WRITTEN PROBLEM: From the listing, collect all lines containing the word "this".

Stored entries:
★ ★ ★

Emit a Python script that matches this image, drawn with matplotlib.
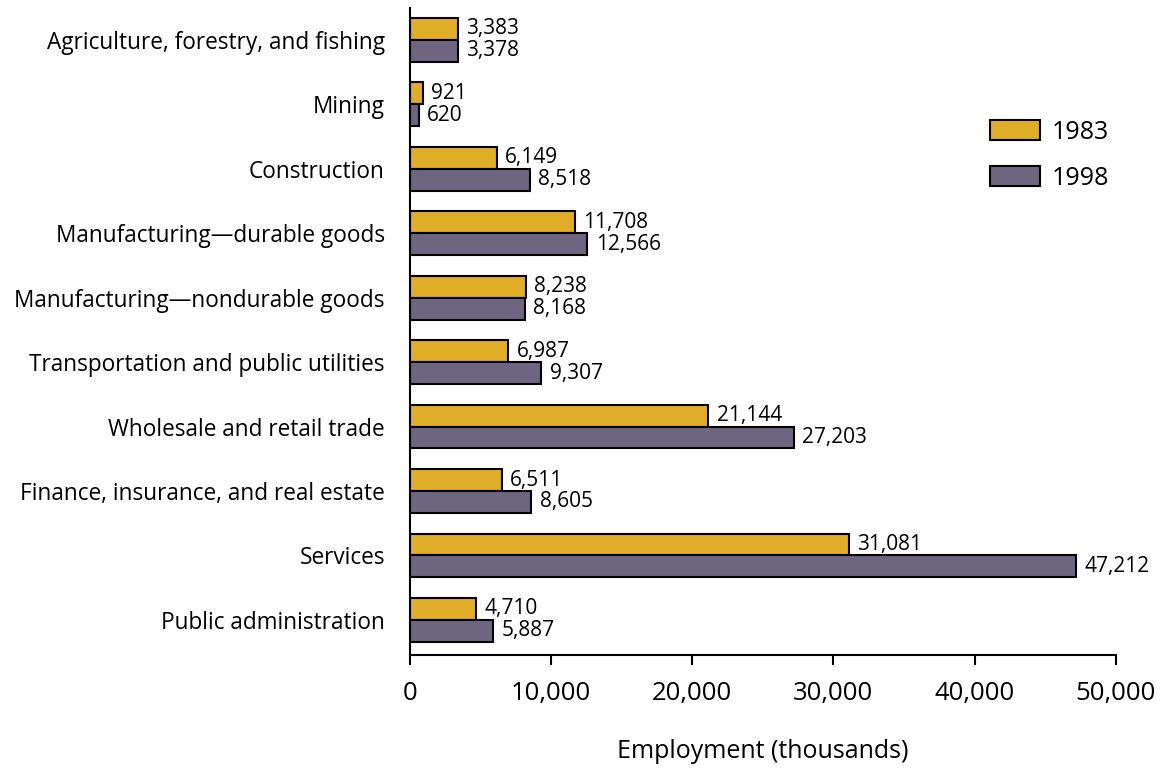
import numpy as np
import matplotlib.pyplot as plt
from matplotlib.patches import Patch

plt.rcParams['font.family'] = ['Open Sans', 'DejaVu Sans']

categories = ["Agriculture, forestry, and fishing", "Mining", "Construction",
              "Manufacturing\u2014durable goods", "Manufacturing\u2014nondurable goods",
              "Transportation and public utilities", "Wholesale and retail trade",
              "Finance, insurance, and real estate", "Services", "Public administration"]
emp_1983 = [3383, 921, 6149, 11708, 8238, 6987, 21144, 6511, 31081, 4710]
emp_1998 = [3378, 620, 8518, 12566, 8168, 9307, 27203, 8605, 47212, 5887]
years = ["1983", "1998"]
colors = ["#E0AD28", "#6E6580"]

fig = plt.figure(figsize=(11.61, 7.72), dpi=100)
ax = fig.add_axes([0.353, 0.152, 0.608, 0.838])

y = np.arange(len(categories))
h = 0.34
for vals, off, c in [(emp_1983, -h / 2, colors[0]), (emp_1998, h / 2, colors[1])]:
    bars = ax.barh(y + off, vals, height=h, color=c, edgecolor="black", linewidth=1.5)
    for b, v in zip(bars, vals):
        ax.annotate(f"{v:,}", (v, b.get_y() + b.get_height() / 2), xytext=(6, 0),
                    textcoords="offset points", va="center", ha="left", fontsize=15)

ax.set_ylim(9.54, -0.5)
ax.set_xlim(0, 50000)
ax.set_yticks(y)
ax.set_yticklabels(categories, fontsize=16.3)
ax.tick_params(axis="y", length=0, pad=18)
ax.set_xticks(np.arange(0, 50001, 10000))
ax.set_xticklabels([f"{t:,}" for t in range(0, 50001, 10000)], fontsize=18.5)
ax.tick_params(axis="x", direction="out", length=7, width=1.5, pad=12)
ax.spines[["top", "right"]].set_visible(False)
ax.spines["left"].set_linewidth(1.5)
ax.spines["bottom"].set_linewidth(1.5)
ax.set_xlabel("Employment (thousands)", fontsize=18, labelpad=24)

handles = [Patch(facecolor=c, edgecolor="black", linewidth=1.5) for c in colors]
fig.legend(handles, years, loc="upper left", bbox_to_anchor=(0.842, 0.861), frameon=False,
           borderpad=0, fontsize=18, handlelength=2.0, handleheight=0.85,
           labelspacing=0.85, handletextpad=0.45)

fig.savefig("out.png", dpi=100)
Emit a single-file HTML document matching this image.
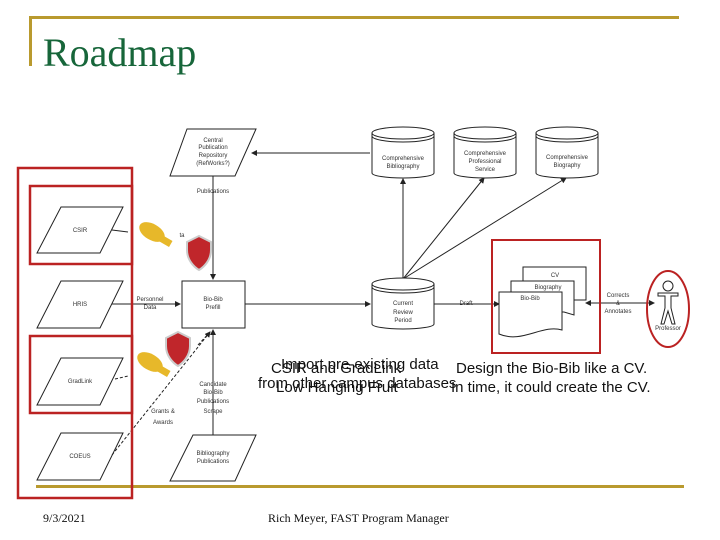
<!DOCTYPE html>
<html><head><meta charset="utf-8"><style>
html,body{margin:0;padding:0;background:#fff;}
svg{display:block}
</style></head><body>
<svg width="720" height="540" viewBox="0 0 720 540" xmlns="http://www.w3.org/2000/svg" font-family="Liberation Sans, sans-serif">
<defs>
<marker id="a" markerWidth="6" markerHeight="6" refX="5" refY="3" orient="auto"><path d="M0,0 L6,3 L0,6 z" fill="#222"/></marker>
</defs>
<!-- gold frame -->
<rect x="29" y="16" width="650" height="3" fill="#b99a2e"/>
<rect x="29" y="16" width="3" height="50" fill="#b99a2e"/>
<rect x="36" y="485" width="648" height="3" fill="#b99a2e"/>
<text x="43" y="66" font-family="Liberation Serif, serif" font-size="40" fill="#17663a">Roadmap</text>

<g stroke="#222" stroke-width="1" fill="#fff">
<!-- left parallelograms -->
<polygon points="61,207 123,207 100,253 37,253"/>
<polygon points="61,281 123,281 100,328 37,328"/>
<polygon points="61,358 123,358 100,405 37,405"/>
<polygon points="61,433 123,433 100,480 37,480"/>
<!-- central repo -->
<polygon points="187,129 256,129 235,176 170,176"/>
<!-- bibliography publications -->
<polygon points="193,435 256,435 235,481 170,481"/>
<!-- bio-bib prefill -->
<rect x="182" y="281" width="63" height="47"/>
</g>
<g stroke="#222" stroke-width="1" fill="none">
<line x1="213" y1="176" x2="213" y2="279" marker-end="url(#a)"/>
<line x1="213" y1="435" x2="213" y2="330" marker-end="url(#a)"/>
<line x1="112" y1="304" x2="180" y2="304" marker-end="url(#a)"/>
<line x1="245" y1="304" x2="370" y2="304" marker-end="url(#a)"/>
<line x1="433" y1="304" x2="499" y2="304" marker-end="url(#a)"/>
<line x1="433" y1="304" x2="437" y2="304"/>
<line x1="370" y1="153" x2="252" y2="153" marker-end="url(#a)"/>
<line x1="403" y1="279" x2="403" y2="179" marker-end="url(#a)"/>
<line x1="403" y1="279" x2="484" y2="178" marker-end="url(#a)"/>
<line x1="403" y1="279" x2="566" y2="178" marker-end="url(#a)"/>
<line x1="640" y1="303" x2="586" y2="303" marker-end="url(#a)"/>
<line x1="620" y1="303" x2="654" y2="303" marker-end="url(#a)"/>
<line x1="112" y1="230" x2="128" y2="232"/>
<line x1="115" y1="379" x2="128" y2="376" stroke-dasharray="3,2"/>
<line x1="112" y1="455" x2="210" y2="332" stroke-dasharray="3,2" marker-end="url(#a)"/>
<line x1="198" y1="345" x2="210" y2="332" stroke-dasharray="3,2"/>
</g>
<!-- cylinders -->
<g stroke="#222" stroke-width="1" fill="#fff">
<path d="M372,133 v40 a31,5 0 0 0 62,0 v-40"/><ellipse cx="403" cy="133" rx="31" ry="6"/><path d="M372,136 a31,6 0 0 0 62,0" fill="none"/>
<path d="M454,133 v40 a31,5 0 0 0 62,0 v-40"/><ellipse cx="485" cy="133" rx="31" ry="6"/><path d="M454,136 a31,6 0 0 0 62,0" fill="none"/>
<path d="M536,133 v40 a31,5 0 0 0 62,0 v-40"/><ellipse cx="567" cy="133" rx="31" ry="6"/><path d="M536,136 a31,6 0 0 0 62,0" fill="none"/>
<path d="M372,284 v40 a31,5 0 0 0 62,0 v-40"/><ellipse cx="403" cy="284" rx="31" ry="6"/><path d="M372,287 a31,6 0 0 0 62,0" fill="none"/>
<!-- documents -->
<path d="M523,267 h63 v33 h-63 z"/>
<path d="M511,281 h63 v34 l-10,-3 h-53 z"/>
<path d="M499,292 h63 v38 c-20,-6 -40,14 -63,4 z"/>
<!-- person -->
<circle cx="668" cy="286" r="5"/>
<path d="M658,293 h20 v3 h-7 v12 l4,16 h-3 l-4,-13 l-4,13 h-3 l4,-16 v-12 h-7 z" fill="#fff"/>
</g>
<!-- red highlights -->
<g stroke="#b22" stroke-width="2.5" fill="none">
<rect x="18" y="168" width="114" height="330"/>
<rect x="30" y="186" width="102" height="78"/>
<rect x="30" y="336" width="102" height="77"/>
<rect x="492" y="240" width="108" height="113" stroke-width="2"/>
<ellipse cx="668" cy="309" rx="21" ry="38" stroke-width="2"/>
</g>
<!-- keys and shields -->
<g>
<ellipse cx="152" cy="232" rx="14" ry="8" fill="#e7b82a" transform="rotate(30 152 232)"/>
<rect x="150" y="228" width="26" height="7" fill="#e7b82a" transform="rotate(30 150 228)"/>
<path d="M187,242 l12,-6 l12,6 v8 c0,10 -7,17 -12,20 c-5,-3 -12,-10 -12,-20 z" fill="#c0262b" stroke="#ccc" stroke-width="2"/>
<ellipse cx="150" cy="362" rx="14" ry="8" fill="#e7b82a" transform="rotate(30 150 362)"/>
<rect x="148" y="358" width="26" height="7" fill="#e7b82a" transform="rotate(30 148 358)"/>
<path d="M166,338 l12,-6 l12,6 v8 c0,10 -7,17 -12,20 c-5,-3 -12,-10 -12,-20 z" fill="#c0262b" stroke="#ccc" stroke-width="2"/>
</g>
<!-- small labels -->
<g font-size="6" fill="#333" text-anchor="middle">
<text x="80" y="232">CSIR</text>
<text x="80" y="306">HRIS</text>
<text x="80" y="383">GradLink</text>
<text x="80" y="458">COEUS</text>
<text x="213" y="142">Central</text><text x="213" y="149">Publication</text><text x="213" y="157">Repository</text><text x="213" y="165">(RefWorks?)</text>
<text x="213" y="193">Publications</text>
<text x="213" y="301">Bio-Bib</text><text x="213" y="309">Prefill</text>
<text x="150" y="301">Personnel</text><text x="150" y="309">Data</text>
<text x="213" y="386">Candidate</text><text x="213" y="394">Bio-Bib</text><text x="213" y="403">Publications</text><text x="213" y="413">Scrape</text>
<text x="163" y="413">Grants &amp;</text><text x="163" y="424">Awards</text>
<text x="213" y="455">Bibliography</text><text x="213" y="463">Publications</text>
<text x="403" y="160">Comprehensive</text><text x="403" y="168">Bibliography</text>
<text x="485" y="155">Comprehensive</text><text x="485" y="163">Professional</text><text x="485" y="171">Service</text>
<text x="567" y="159">Comprehensive</text><text x="567" y="167">Biography</text>
<text x="403" y="305">Current</text><text x="403" y="314">Review</text><text x="403" y="322">Period</text>
<text x="466" y="305">Draft</text>
<text x="555" y="277">CV</text>
<text x="548" y="289">Biography</text>
<text x="530" y="300">Bio-Bib</text>
<text x="618" y="297">Corrects</text><text x="618" y="305">&amp;</text><text x="618" y="313">Annotates</text>
<text x="668" y="330">Professor</text>
<text x="182" y="237">ta</text>
</g>
<!-- overlapping big labels -->
<g font-size="15" fill="#111">
<text x="281" y="369">Import pre-existing data</text>
<text x="271" y="373">CSIR and GradLink</text>
<text x="258" y="388">from other campus databases</text>
<text x="276" y="392">Low Hanging Fruit</text>
<text x="456" y="373">Design the Bio-Bib like a CV.</text>
<text x="451" y="392">In time, it could create the CV.</text>
</g>
<text x="43" y="522" font-family="Liberation Serif, serif" font-size="12" fill="#111">9/3/2021</text>
<text x="268" y="522" font-family="Liberation Serif, serif" font-size="12" fill="#111">Rich Meyer, FAST Program Manager</text>
</svg>
</body></html>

★ ★ ★

TASK OUTPUT:
Emit a Python script that matches this image, drawn with matplotlib.
Emit a single-file HTML document matching this image.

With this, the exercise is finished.